#### Task requirements
Scan the material that follows. Copy every line containing the word "chart".
---- Supplied information
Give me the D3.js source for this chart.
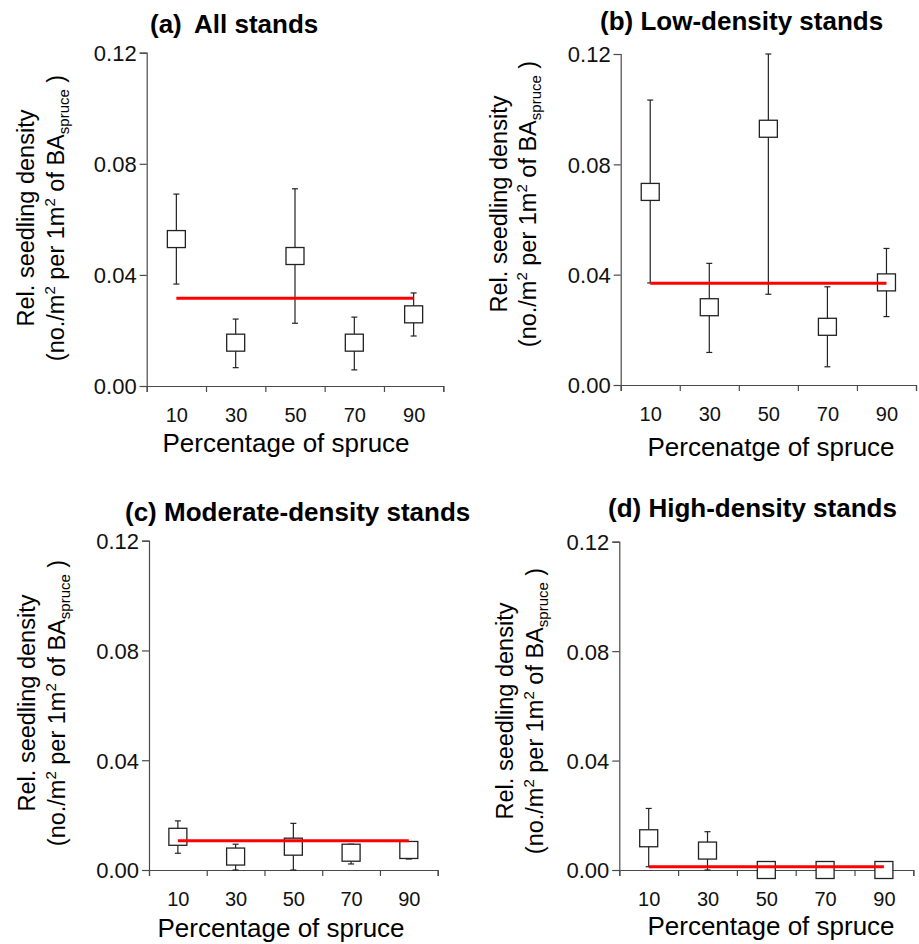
<!DOCTYPE html>
<html>
<head>
<meta charset="utf-8">
<script src="https://cdn.jsdelivr.net/npm/d3@7"></script>
<style>
  body { margin: 0; background: #fff; }
  svg { display: block; font-family: "Liberation Sans", Arial, sans-serif; }
  .axis path, .axis line { stroke: #4a4a4a; stroke-width: 1.2; }
  .axis text { fill: #111; }
</style>
</head>
<body>
<div id="chart"></div>
<script>
// values (relative seedling density)
var spruce = [10, 30, 50, 70, 90];
var xTicks = [0, 20, 40, 60, 80, 100];
var yTicks = [0, 0.04, 0.08, 0.12];

var allMean  = [0.0529, 0.0156, 0.0468, 0.0156, 0.0258];
var allLower = [0.0367, 0.0066, 0.0226, 0.0058, 0.0180];
var allUpper = [0.0691, 0.0241, 0.0710, 0.0248, 0.0335];
var allFit = 0.0316;

var lowMean  = [0.0700, 0.0282, 0.0929, 0.0211, 0.0372];
var lowLower = [0.0370, 0.0118, 0.0329, 0.0066, 0.0248];
var lowUpper = [0.1033, 0.0441, 0.1200, 0.0356, 0.0495];
var lowFit = 0.0369;

var modMean  = [0.0121, 0.0049, 0.0085, 0.0063, 0.0073];
var modLower = [0.0061, 0.0000, 0.0000, 0.0022, 0.0040];
var modUpper = [0.0179, 0.0094, 0.0170, 0.0094, 0.0095];
var modFit = 0.0107;

var highMean  = [0.0116, 0.0071, 0, 0, 0];
var highLower = [0.0012, 0.0000, 0, 0, 0];
var highUpper = [0.0225, 0.0140, 0, 0, 0];
var highFit = 0.0012;

var W = 919, H = 944;
var svg = d3.select("#chart").append("svg")
  .attr("width", W).attr("height", H);

// panel frames: axis left/right/top/bottom, title and label placement
var panels = [
  { tag: "(a)", gap: 6, name: "All stands", mean: allMean, lo: allLower, hi: allUpper, fit: allFit,
    l: 146.7, r: 443.3, t: 52.7, b: 386, tx: 150, ty: 33,
    xl: "Percentage of spruce", xlx: 286, xly: 452, yl1: -113, yl2: -83, ylc: 218 },
  { tag: "(b)", gap: 0, name: "Low-density stands", mean: lowMean, lo: lowLower, hi: lowUpper, fit: lowFit,
    l: 620.7, r: 916, t: 54, b: 385, tx: 600, ty: 30,
    xl: "Percenatge of spruce", xlx: 771, xly: 456, yl1: -114, yl2: -85, ylc: 204 },
  { tag: "(c)", gap: 0, name: "Moderate-density stands", mean: modMean, lo: modLower, hi: modUpper, fit: modFit,
    l: 149, r: 437.7, t: 540.7, b: 870, tx: 125, ty: 521,
    xl: "Percentage of spruce", xlx: 281, xly: 937, yl1: -114, yl2: -84, ylc: 703 },
  { tag: "(d)", gap: 0, name: "High-density stands", mean: highMean, lo: highLower, hi: highUpper, fit: highFit,
    l: 619.3, r: 913.3, t: 541.7, b: 870, tx: 608, ty: 517,
    xl: "Percentage of spruce", xlx: 771, xly: 935, yl1: -106, yl2: -76, ylc: 711 }
];

panels.forEach(function (p) {
  var x = d3.scaleLinear().domain([0, 100]).range([p.l, p.r]);
  var y = d3.scaleLinear().domain([0, 0.12]).range([p.b, p.t]);
  var g = svg.append("g");

  // title
  var title = g.append("text").attr("x", p.tx).attr("y", p.ty)
    .attr("font-size", "26px").attr("font-weight", "bold").attr("fill", "#000");
  title.append("tspan").text(p.tag + " ");
  title.append("tspan").attr("dx", p.gap).text(p.name);

  // y axis
  var ya = g.append("g").attr("class", "axis")
    .attr("transform", "translate(" + p.l + ",0)")
    .call(d3.axisLeft(y).tickValues(yTicks).tickFormat(d3.format(".2f"))
      .tickSizeOuter(0).tickSize(7).tickPadding(3));
  ya.selectAll("text").attr("font-size", "22px").attr("dy", "0.36em");

  // x axis: ticks at 0..100, labels at category centres
  g.append("g").attr("class", "axis")
    .attr("transform", "translate(0," + p.b + ")")
    .call(d3.axisBottom(x).tickValues(xTicks).tickFormat("")
      .tickSizeOuter(0).tickSize(6));
  var xl = g.append("g").attr("class", "axis")
    .attr("transform", "translate(0," + p.b + ")")
    .call(d3.axisBottom(x).tickValues(spruce).tickSize(0).tickPadding(22));
  xl.select(".domain").remove();
  xl.selectAll("text").attr("font-size", "20px");

  // axis titles
  g.append("text").attr("x", p.xlx).attr("y", p.xly)
    .attr("text-anchor", "middle").attr("font-size", "26px").attr("fill", "#000")
    .text(p.xl);

  var yg = g.append("g")
    .attr("transform", "translate(" + p.l + "," + p.ylc + ") rotate(-90)");
  yg.append("text").attr("x", 0).attr("y", p.yl1)
    .attr("text-anchor", "middle").attr("font-size", "23.5px").attr("fill", "#000")
    .text("Rel. seedling density");
  var l2 = yg.append("text").attr("x", 0).attr("y", p.yl2)
    .attr("text-anchor", "middle").attr("font-size", "23.5px").attr("fill", "#000");
  l2.append("tspan").text("(no./m");
  l2.append("tspan").attr("font-size", "15px").attr("dy", -9).text("2");
  l2.append("tspan").attr("dy", 9).text(" per 1m");
  l2.append("tspan").attr("font-size", "15px").attr("dy", -9).text("2");
  l2.append("tspan").attr("dy", 9).text(" of BA");
  l2.append("tspan").attr("font-size", "15px").attr("dy", 5).text("spruce");
  l2.append("tspan").attr("dy", -5).text(" )");

  var pts = spruce.map(function (s, i) {
    return { s: s, m: p.mean[i], lo: p.lo[i], hi: p.hi[i] };
  });

  // error bars
  var eb = g.append("g").attr("stroke", "#222").attr("stroke-width", 1.2);
  pts.filter(function (d) { return d.hi > d.lo; }).forEach(function (d) {
    var cx = x(d.s);
    eb.append("line").attr("x1", cx).attr("x2", cx)
      .attr("y1", y(d.lo)).attr("y2", y(d.hi));
    [d.lo, d.hi].forEach(function (v) {
      eb.append("line").attr("x1", cx - 3).attr("x2", cx + 3)
        .attr("y1", y(v)).attr("y2", y(v));
    });
  });

  // open squares
  g.append("g").selectAll("rect").data(pts).join("rect")
    .attr("x", function (d) { return x(d.s) - 9; })
    .attr("y", function (d) { return y(d.m) - 8.5; })
    .attr("width", 18).attr("height", 17)
    .attr("fill", "#fff").attr("stroke", "#222").attr("stroke-width", 1.3);

  // fitted constant (red line)
  g.append("line")
    .attr("x1", x(spruce[0])).attr("x2", x(spruce[spruce.length - 1]))
    .attr("y1", y(p.fit)).attr("y2", y(p.fit))
    .attr("stroke", "#ff0000").attr("stroke-width", 3);
});
</script>
</body>
</html>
--------
#### Solved exercise
Give me the D3.js source for this chart.
<div id="chart"></div>
var svg = d3.select("#chart").append("svg")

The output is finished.